The arrangement was “very unique in that it allowed Milestone access to a complete system of distribution and promotion while still maintaining a great deal of independent control over the content of the books,” Jeffrey A. Brown, Bowling Green University professor and author of Black Superheroes, Milestone Comics, and Their Fans, said to Urban News Service.

The agreement “proved beneficial to both DC and Milestone,” Brown said. It “facilitated the Static Shock animated series,” which ran for 52 episodes on the WB Network from 2000 to 2004. It also” kept the characters alive with occasional appearances in the DC Universe after Milestone closed down.”

Milestone’s comic book line launched in 1993 and went on hiatus in 1997 after giving readers hundreds of individual issues. Why did it shut down? “The various titles published by Milestone had a very dedicated fan following but the glut of new publishers over-saturated the market,” Brown said.

Despite rapid expansion, the American public’s interest in comics waned in the late 90’s, partly due to fascination with the still relatively new internet. Dozens of comic book companies and thousands of comic-specialty retailers went bust.

Now, thanks to television, social media and stronger story lines, comics are in another growth phase. The number of shops has risen and other distribution channels have emerged and improved. You can buy individual issues at comic book stores, digital comics for your tablet — via Amazon or ComiXology — and graphic novels are now seen as a legitimate genre of literature.

The staid, overwhelmingly male, white and nerdy comic book “shows” of old where collectors browsed for back issues and maybe scored a few autographs have been replaced by the far more boisterous and diverse comic-cons.”

Comic-cons, which feature costume contests (cosplay) and panels with comic book creators and filmmakers have become essential marketing events for the comic, television and film industries.

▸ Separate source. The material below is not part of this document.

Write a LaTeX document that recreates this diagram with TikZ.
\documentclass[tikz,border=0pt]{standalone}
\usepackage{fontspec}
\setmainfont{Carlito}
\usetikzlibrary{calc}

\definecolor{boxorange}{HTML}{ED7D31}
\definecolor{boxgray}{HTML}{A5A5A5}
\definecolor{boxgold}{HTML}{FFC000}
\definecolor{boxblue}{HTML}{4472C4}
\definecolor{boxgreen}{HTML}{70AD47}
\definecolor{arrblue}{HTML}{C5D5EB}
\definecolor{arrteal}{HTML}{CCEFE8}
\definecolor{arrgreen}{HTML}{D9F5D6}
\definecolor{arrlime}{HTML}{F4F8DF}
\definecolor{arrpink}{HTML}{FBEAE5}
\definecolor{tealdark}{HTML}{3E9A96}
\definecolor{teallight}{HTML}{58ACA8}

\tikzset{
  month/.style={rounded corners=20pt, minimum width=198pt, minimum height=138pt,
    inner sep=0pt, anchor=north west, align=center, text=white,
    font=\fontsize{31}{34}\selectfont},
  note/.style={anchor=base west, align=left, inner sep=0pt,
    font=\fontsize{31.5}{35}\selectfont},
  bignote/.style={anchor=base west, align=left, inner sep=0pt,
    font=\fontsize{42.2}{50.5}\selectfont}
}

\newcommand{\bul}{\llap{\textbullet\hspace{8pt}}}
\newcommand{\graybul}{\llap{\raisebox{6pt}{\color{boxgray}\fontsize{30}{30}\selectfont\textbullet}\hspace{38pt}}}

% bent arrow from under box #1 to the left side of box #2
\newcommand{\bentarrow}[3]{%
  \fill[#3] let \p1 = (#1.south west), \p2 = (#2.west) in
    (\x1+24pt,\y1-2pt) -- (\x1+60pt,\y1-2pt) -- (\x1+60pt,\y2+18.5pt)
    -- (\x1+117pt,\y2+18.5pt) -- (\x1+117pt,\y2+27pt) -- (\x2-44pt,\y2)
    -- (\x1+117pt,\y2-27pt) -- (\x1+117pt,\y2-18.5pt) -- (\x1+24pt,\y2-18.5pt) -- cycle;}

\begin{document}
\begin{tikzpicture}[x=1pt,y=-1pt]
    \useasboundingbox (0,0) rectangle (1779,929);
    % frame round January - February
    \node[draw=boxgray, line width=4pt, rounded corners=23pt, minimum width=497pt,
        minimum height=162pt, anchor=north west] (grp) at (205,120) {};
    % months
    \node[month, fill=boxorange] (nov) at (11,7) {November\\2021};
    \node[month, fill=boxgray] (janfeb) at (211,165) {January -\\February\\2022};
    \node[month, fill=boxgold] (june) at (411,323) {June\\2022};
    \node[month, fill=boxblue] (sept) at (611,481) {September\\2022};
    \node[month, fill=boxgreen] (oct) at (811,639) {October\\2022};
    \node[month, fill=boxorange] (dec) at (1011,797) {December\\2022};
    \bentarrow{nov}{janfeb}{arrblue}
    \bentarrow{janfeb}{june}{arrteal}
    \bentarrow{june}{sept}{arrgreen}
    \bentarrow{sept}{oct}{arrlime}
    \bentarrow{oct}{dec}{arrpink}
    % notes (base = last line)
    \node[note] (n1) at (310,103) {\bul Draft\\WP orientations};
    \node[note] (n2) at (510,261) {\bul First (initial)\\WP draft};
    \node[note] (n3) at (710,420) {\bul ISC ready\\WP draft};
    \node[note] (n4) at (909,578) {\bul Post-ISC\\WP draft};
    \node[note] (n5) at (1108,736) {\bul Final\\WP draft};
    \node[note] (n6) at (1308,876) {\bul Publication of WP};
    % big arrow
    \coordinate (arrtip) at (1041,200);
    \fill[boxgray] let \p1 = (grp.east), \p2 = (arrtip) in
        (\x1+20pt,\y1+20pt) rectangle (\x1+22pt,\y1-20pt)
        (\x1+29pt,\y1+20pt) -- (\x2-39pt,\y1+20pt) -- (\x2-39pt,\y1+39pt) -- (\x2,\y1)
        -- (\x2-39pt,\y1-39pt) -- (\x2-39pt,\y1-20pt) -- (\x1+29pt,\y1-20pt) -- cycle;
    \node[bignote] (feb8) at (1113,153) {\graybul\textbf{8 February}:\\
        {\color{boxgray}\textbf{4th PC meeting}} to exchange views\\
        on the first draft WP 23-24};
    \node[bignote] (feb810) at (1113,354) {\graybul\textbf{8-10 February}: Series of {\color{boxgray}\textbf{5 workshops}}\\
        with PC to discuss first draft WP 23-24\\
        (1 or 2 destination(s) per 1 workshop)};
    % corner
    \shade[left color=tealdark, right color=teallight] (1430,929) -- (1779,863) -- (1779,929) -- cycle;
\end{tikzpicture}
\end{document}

Milestone has picked an opportune time for a comeback, but why as part of DC, rather than going it alone? DC is a subsidiary of the Warner Brothers movie studio, which could make it easier to develop projects. But there’s more to it than that.

“People don’t like ‘superhero comics’ [generically]. They like Marvel comics, they like DC comics. They like genre comics,” Matthew Klokel, founder of the Washington DC-based shop Fantom Comics, said to UNS.

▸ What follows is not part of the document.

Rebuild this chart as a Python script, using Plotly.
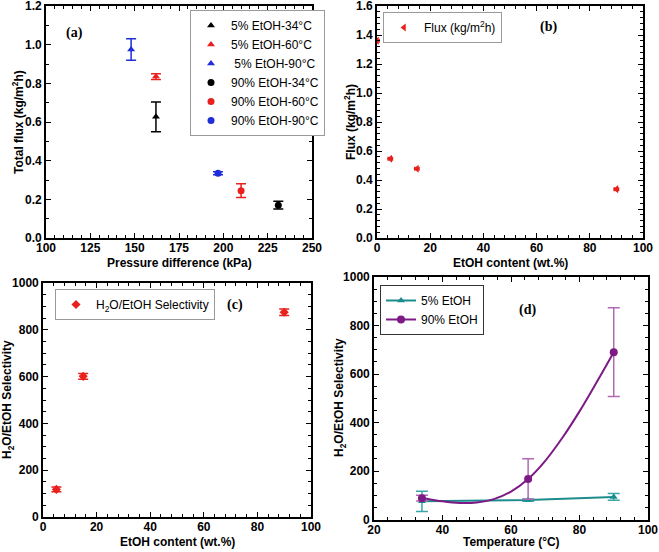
import plotly.graph_objects as go

# ---------- data ----------
# (a) total flux vs pressure difference
a_names = ["5% EtOH-34°C", "5% EtOH-60°C", " 5% EtOH-90°C",
           "90% EtOH-34°C", "90% EtOH-60°C", "90% EtOH-90°C"]
a_dp = [162, 162, 148, 231, 210, 197]
a_flux = [0.627, 0.835, 0.975, 0.17, 0.245, 0.335]
a_err = [0.077, 0.015, 0.055, 0.02, 0.035, 0.008]
a_colors = ["black", "#e8201e", "#1f2fd8", "black", "#e8201e", "#1f2fd8"]
a_symbols = ["triangle-up", "triangle-up", "triangle-up", "circle", "circle", "circle"]

# (b) flux vs EtOH content
b_etoh = [0, 5, 15, 90]
b_flux = [1.36, 0.547, 0.478, 0.337]

# (c) selectivity vs EtOH content
c_etoh = [5, 15, 90]
c_sel = [118, 601, 875]
c_err = [10, 12, 14]

# (d) selectivity vs temperature
d_temp = [34, 65, 90]
d_sel5 = [75, 80, 93]
d_err5 = [42, 5, 14]
d_sel90 = [88, 167, 690]
d_err90 = [12, 84, 183]
# fitted curve of 90% EtOH
d_fit_t = [34, 35, 40, 45, 50, 55, 60, 65, 70, 75, 80, 85, 90]
d_fit_s = [90, 87, 75, 68, 70, 84, 115, 167, 242, 337, 446, 566, 690]

FONT = "Liberation Sans"

fig = go.Figure()

# ---------- (a) ----------
for n, x, y, e, c, s in zip(a_names, a_dp, a_flux, a_err, a_colors, a_symbols):
    fig.add_trace(go.Scatter(
        x=[x], y=[y], name=n, mode="markers",
        marker=dict(symbol=s, size=7, color=c),
        error_y=dict(type="data", array=[e], color=c, thickness=1.5, width=5),
        xaxis="x", yaxis="y", legend="legend"))

# ---------- (b) ----------
fig.add_trace(go.Scatter(
    x=b_etoh, y=b_flux, name="Flux (kg/m<sup>2</sup>h)", mode="markers",
    marker=dict(symbol="triangle-left", size=7, color="#e8201e"),
    error_x=dict(type="constant", value=0.8, color="#e8201e", thickness=1.5, width=2),
    xaxis="x2", yaxis="y2", legend="legend2"))

# ---------- (c) ----------
fig.add_trace(go.Scatter(
    x=c_etoh, y=c_sel, name="H<sub>2</sub>O/EtOH Selectivity", mode="markers",
    marker=dict(symbol="diamond", size=7, color="#e8201e"),
    error_y=dict(type="data", array=c_err, color="#e8201e", thickness=1.5, width=5),
    xaxis="x3", yaxis="y3", legend="legend3"))

# ---------- (d) ----------
TEAL = "#1c8c8c"
PURP = "#7e1a86"
fig.add_trace(go.Scatter(
    x=d_temp, y=d_sel5, name="5% EtOH", mode="lines+markers",
    line=dict(color=TEAL, width=2),
    marker=dict(symbol="triangle-up", size=7, color=TEAL),
    error_y=dict(type="data", array=d_err5, color="#3aa6a6", thickness=1.5, width=6),
    xaxis="x4", yaxis="y4", legend="legend4"))
fig.add_trace(go.Scatter(
    x=d_fit_t, y=d_fit_s, mode="lines", showlegend=False,
    line=dict(color=PURP, width=2, shape="spline"),
    xaxis="x4", yaxis="y4", hoverinfo="skip"))
fig.add_trace(go.Scatter(
    x=d_temp, y=d_sel90, mode="markers", showlegend=False,
    marker=dict(symbol="circle", size=8, color=PURP),
    error_y=dict(type="data", array=d_err90, color="#b06ab4", thickness=1.5, width=6),
    xaxis="x4", yaxis="y4"))
fig.add_trace(go.Scatter(
    x=[None], y=[None], name="90% EtOH", mode="lines+markers",
    line=dict(color=PURP, width=2),
    marker=dict(symbol="circle", size=8, color=PURP),
    xaxis="x4", yaxis="y4", legend="legend4"))

W, H = 659, 552


def ax(domain, rng, dtick, minor, anchor, fmt=None, standoff=0):
    d = dict(
        domain=domain, range=rng, dtick=dtick, tick0=rng[0], anchor=anchor,
        automargin=False, ticklabeloverflow="allow", ticklabelstandoff=standoff,
        showline=True, linewidth=1.6, linecolor="black", mirror="ticks",
        ticks="inside", ticklen=5, tickwidth=1.2, tickcolor="black",
        minor=dict(dtick=minor, ticks="inside", ticklen=3, tickwidth=1, tickcolor="black"),
        showgrid=False, zeroline=False,
        tickprefix="<b>", ticksuffix="</b>",
        tickfont=dict(family=FONT, size=12, color="black"),
    )
    if fmt:
        d["tickformat"] = fmt
    return d


def xd(l, r):
    return [l / W, r / W]


def yd(b, t):
    return [1 - b / H, 1 - t / H]


legend_common = dict(
    bgcolor="white", bordercolor="#9a9a9a", borderwidth=1,
    font=dict(family=FONT, size=12, color="black"),
    xanchor="left", yanchor="top", itemclick=False, tracegroupgap=0,
    itemwidth=30,
)

fig.update_layout(
    width=W, height=H, paper_bgcolor="white", plot_bgcolor="white",
    margin=dict(l=0, r=0, t=0, b=0),
    xaxis=ax(xd(46, 312), [100, 250], 25, 5, "y", standoff=-2),
    yaxis=ax(yd(238, 6), [0, 1.2], 0.2, 0.1, "x", ".1f"),
    xaxis2=ax(xd(377, 643), [0, 100], 20, 4, "y2", standoff=-2),
    yaxis2=ax(yd(238, 6), [0, 1.6], 0.2, 0.04, "x2", ".1f"),
    xaxis3=ax(xd(43, 311), [0, 100], 20, 4, "y3", standoff=-2),
    yaxis3=ax(yd(517, 283), [0, 1000], 200, 50, "x3"),
    xaxis4=ax(xd(374, 648), [20, 100], 20, 4, "y4", standoff=-2),
    yaxis4=ax(yd(519.5, 277), [0, 1000], 200, 50, "x4"),
    legend=dict(legend_common, x=190 / W, y=1 - 10 / H),
    legend2=dict(legend_common, x=383 / W, y=1 - 12 / H),
    legend3=dict(legend_common, x=55 / W, y=1 - 289 / H),
    legend4=dict(legend_common, x=380 / W, y=1 - 285 / H, bordercolor="#333333"),
    showlegend=True,
)

labels = [("(a)", 74, 33), ("(b)", 548, 27), ("(c)", 235, 305), ("(d)", 527, 310)]
for t, px, py in labels:
    fig.add_annotation(
        text="<b>" + t + "</b>", x=px / W, y=1 - py / H, xref="paper", yref="paper",
        showarrow=False, xanchor="center", yanchor="middle",
        font=dict(family="Liberation Serif", size=14, color="black"))

titles = [
    ("Pressure difference (kPa)", 180, 263, 0),
    ("Total flux (kg/m<sup>2</sup>h)", 18, 122, -90),
    ("EtOH content (wt.%)", 510, 263, 0),
    ("Flux (kg/m<sup>2</sup>h)", 350, 122, -90),
    ("EtOH content (wt.%)", 177, 542, 0),
    ("H<sub>2</sub>O/EtOH Selectivity", 8, 400, -90),
    ("Temperature (°C)", 511, 542, 0),
    ("H<sub>2</sub>O/EtOH Selectivity", 340, 398, -90),
]
for t, px, py, rot in titles:
    fig.add_annotation(
        text="<b>" + t + "</b>", x=px / W, y=1 - py / H, xref="paper", yref="paper",
        showarrow=False, xanchor="center", yanchor="middle", textangle=rot,
        font=dict(family=FONT, size=12, color="black"))

fig.write_html("out.html", config={"displayModeBar": False},
               post_script="document.body.style.margin='0px';")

Milestone and DC’s relationship might be akin to that of Pixar and Disney, Professor Brown said. The larger company managed to keep the smaller one attached after some intense negotiations, but was changed in the process.

“Disney allowed Pixar to have a unique vision and approach to animated films that complimented its own products. The Milestone characters actually fit very well within the main continuity of DC comics, and they bring along a focus on diversity that has been lacking. It also allows a change in perspective without seeming like a cheap stunt or a token inclusion of ethnic heroes,” Brown said.

Even in the ’90s, when the DC and Milestone universes were technically separate, the two companies found ways for the characters to cross over. DC’s Steel fought with and then alongside Milestone’s Hardware. Superboy hit on Icon’s young female sidekick Rocket. During part of Milestone’s long hiatus, Static Shock was a member of DC’s Teen Titans.

Milestone and DC promise that what comes next year will be big. “All the characters that you know and love will be back: Hardware, Icon and Rocket, Static Shock…Xombi…Blood Syndicate,” founder Denys Cowan said during a panel at this year’s San Diego Comic Con, to great applause.